The idea of composable architecture is that you maintain a pool of physical resources and assemble servers or workstations through software to run a workload, much the same way hyper-converged infrastructure (HCI) operates. The major difference between composable infrastructure and HCI is that HCI has all the physical resources in a set of single appliances or hardware nodes. A composable infrastructure system can use separate devices for compute, storage and networking.
Hewlett Packard Enterprise said that it invented the term composable infrastructure to describe the capabilities of the Synergy platform, which combines conventional blade servers with software-defined storage and network connectivity, plus an operating system and application deployment system.
In composable infrastructure, servers can be virtual, containerized for DevOps purposes or even physical servers that still get their compute, storage and fabric resources delivered from the virtual resource pool. IT administrators can often assemble these servers on demand based on the need to test or deploy an application. Part of this software-controlled deployment process for an application would be to assemble the physical computer and then implement the required operating system and application. In the case of physical servers in a composable infrastructure, this is bringing the agility that virtualization gives to VMs into bare-metal application delivery.
Composable hypervisor host
One of the use cases for composable architecture is deploying a virtualization cluster to test an application, then destroying it once the test is complete and returning the resources to the pool. If the application testing is completed on composable infrastructure, then composable infrastructure should also be used for production deployment. That guarantees the highest fidelity between test and production. Once the virtualization platform is on composable infrastructure, there are a few points to consider, mostly positive:
Consistency. Composable infrastructure allows admins to build multiple servers with the same configuration, using the same profile to deploy a whole cluster of virtualization hosts. This consistency with hardware nodes is the foundation of a consistent virtualization cluster build.

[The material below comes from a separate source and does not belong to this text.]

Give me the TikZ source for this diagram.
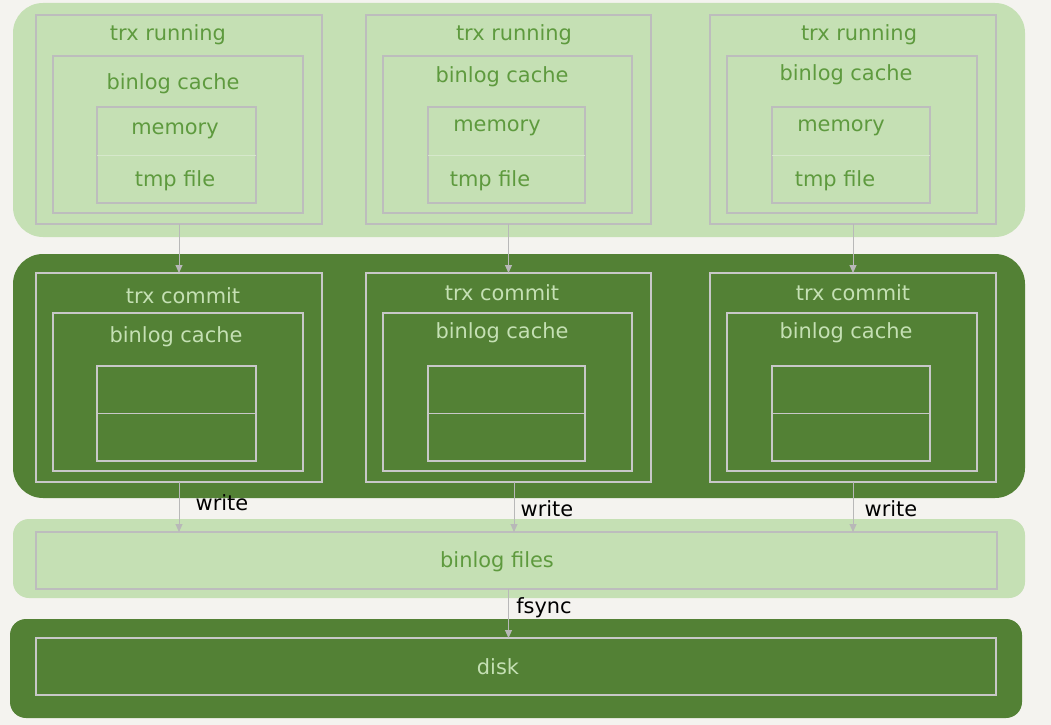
\documentclass[tikz,border=0pt]{standalone}
\usepackage{fontspec}
\setmainfont{DejaVu Sans}
\usetikzlibrary{arrows.meta,calc}
\definecolor{bg}{HTML}{F4F3EF}
\definecolor{lg}{HTML}{C5E0B4}
\definecolor{dg}{HTML}{538135}
\definecolor{lline}{HTML}{BDBDBD}
\definecolor{ldiv}{HTML}{D6E8CB}
\definecolor{dline}{HTML}{C8C8C8}
\definecolor{ltext}{HTML}{5E9A3E}
\definecolor{dtext}{HTML}{C5E0B4}
\definecolor{arrc}{HTML}{B8B8B8}
\newcommand\mkbox[6]{%
  \pgfmathsetmacro\bw{#4-#2}\pgfmathsetmacro\bh{#5-#3}%
  \node[#6,anchor=north west,inner sep=0pt,outer sep=0pt,minimum width=\bw bp,minimum height=\bh bp] (#1) at (#2,#3) {};}
\tikzset{
  lightband/.style={fill=lg,draw=none,rounded corners=30bp},
  darkband/.style={fill=dg,draw=none,rounded corners=30bp},
  lightstrip/.style={fill=lg,draw=none,rounded corners=16bp},
  darkstrip/.style={fill=dg,draw=none,rounded corners=16bp},
  lbox/.style={draw=lline,line width=1.1bp},
  dbox/.style={draw=dline,line width=1.1bp},
  lab/.style={inner sep=0pt,font=\fontsize{21}{24}\selectfont},
  ltxt/.style={lab,text=ltext},
  dtxt/.style={lab,text=dtext},
  wtxt/.style={lab,text=black},
  arr/.style={draw=arrc,line width=1bp,-{Triangle[width=7bp,length=8bp]}},
}
\begin{document}
\begin{tikzpicture}[x=1bp,y=-1bp]
\fill[bg] (0,0) rectangle (1051,725);
\useasboundingbox (0,0) rectangle (1051,725);
% bands
\mkbox{runband}{13}{3}{1025}{237}{lightband}
\mkbox{comband}{13}{254}{1025}{498}{darkband}
\mkbox{fileband}{13}{519}{1025}{598}{lightstrip}
\mkbox{diskband}{10}{619}{1022}{718}{darkstrip}
% running columns
\mkbox{run1}{36}{15}{322}{224}{lbox}
\mkbox{rc1}{53}{56}{303}{213}{lbox}
\mkbox{mem1}{97}{107}{256}{203}{lbox}
\mkbox{run2}{366}{15}{651}{224}{lbox}
\mkbox{rc2}{383}{56}{632}{213}{lbox}
\mkbox{mem2}{428}{107}{585}{203}{lbox}
\mkbox{run3}{710}{15}{996}{224}{lbox}
\mkbox{rc3}{727}{56}{977}{213}{lbox}
\mkbox{mem3}{772}{107}{930}{203}{lbox}
\foreach \i in {1,2,3}{\draw[ldiv,line width=1bp] (mem\i.west) -- (mem\i.east);}
% commit columns
\mkbox{com1}{36}{273}{322}{482}{dbox}
\mkbox{cc1}{53}{313}{303}{471}{dbox}
\mkbox{cm1}{97}{366}{256}{461}{dbox}
\mkbox{com2}{366}{273}{651}{482}{dbox}
\mkbox{cc2}{383}{313}{632}{471}{dbox}
\mkbox{cm2}{428}{366}{585}{461}{dbox}
\mkbox{com3}{710}{273}{996}{482}{dbox}
\mkbox{cc3}{727}{313}{977}{471}{dbox}
\mkbox{cm3}{772}{366}{930}{461}{dbox}
\foreach \i in {1,2,3}{\draw[dline,line width=1bp] (cm\i.west) -- (cm\i.east);}
% files and disk
\mkbox{binf}{36}{532}{997}{589}{lbox}
\mkbox{disk}{36}{638}{996}{695}{dbox}
% texts running
\node[ltxt] (t1) at (168,35) {trx running};
\node[ltxt] (b1) at (173,84) {binlog cache};
\node[ltxt] (m1) at (175,131) {memory};
\node[ltxt] (f1) at (175,181) {tmp file};
\node[ltxt] (t2) at (514,35) {trx running};
\node[ltxt] (b2) at (502,77) {binlog cache};
\node[ltxt] (m2) at (497,128) {memory};
\node[ltxt] (f2) at (490,181) {tmp file};
\node[ltxt] (t3) at (859,35) {trx running};
\node[ltxt] (b3) at (846,75) {binlog cache};
\node[ltxt] (m3) at (841,128) {memory};
\node[ltxt] (f3) at (835,181) {tmp file};
% texts commit
\node[dtxt] (ct1) at (183,296) {trx commit};
\node[dtxt] (cb1) at (176,337) {binlog cache};
\node[dtxt] (ct2) at (502,293) {trx commit};
\node[dtxt] (cb2) at (502,333) {binlog cache};
\node[dtxt] (ct3) at (853,293) {trx commit};
\node[dtxt] (cb3) at (846,333) {binlog cache};
\node[ltxt] (bft) at (497,562) {binlog files};
\node[dtxt] (dkt) at (498,667) {disk};
% arrows
\foreach \i in {1,2,3}{\draw[arr] (run\i.south) -- (com\i.north);}
\draw[arr] (com1.south) -- (com1.south |- binf.north);
\draw[arr] ([xshift=5.5bp]com2.south) -- ([xshift=5.5bp]com2.south |- binf.north);
\draw[arr] (com3.south) -- (com3.south |- binf.north);
\draw[arr] (com2.south |- binf.south) -- (com2.south |- disk.north);
% labels
\node[wtxt] (w1) at (222,503) {write};
\node[wtxt] (w2) at (547,509) {write};
\node[wtxt] (w3) at (891,509) {write};
\node[wtxt] (fs) at (544,608) {fsync};
\end{tikzpicture}
\end{document}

Scaling out and in. Virtualization clusters often need to grow and occasionally shrink, as the workload on the cluster changes. Using the same profile, new hardware nodes can be deployed the same as the existing servers. Equally, hardware nodes can be removed from a cluster and resources returned to the pool for re-use.
Scaling up and down. The CPU and RAM available in a single hypervisor host is a fundamental limit to the size of the virtual machine (VM) that the host can run. As we see more in-memory compute, and CPU-heavy applications such as machine learning, there is a potential benefit to being able to increase the size of the virtualization host available for a workload. Composable architecture simplifies the process to deploy larger hosts, and some versions plan to also allow physical servers to grow and shrink CPU and RAM on demand.
Generational change. Over time, new servers with new CPU types and even CPUs from different vendors can be purchased and added to the composable architecture platform. The software control makes it simpler to deploy new clusters and migrate older hardware nodes out. By integrating with software control of the VMs, it is possible to automate the migrations and minimize the outage for individual VMs and applications.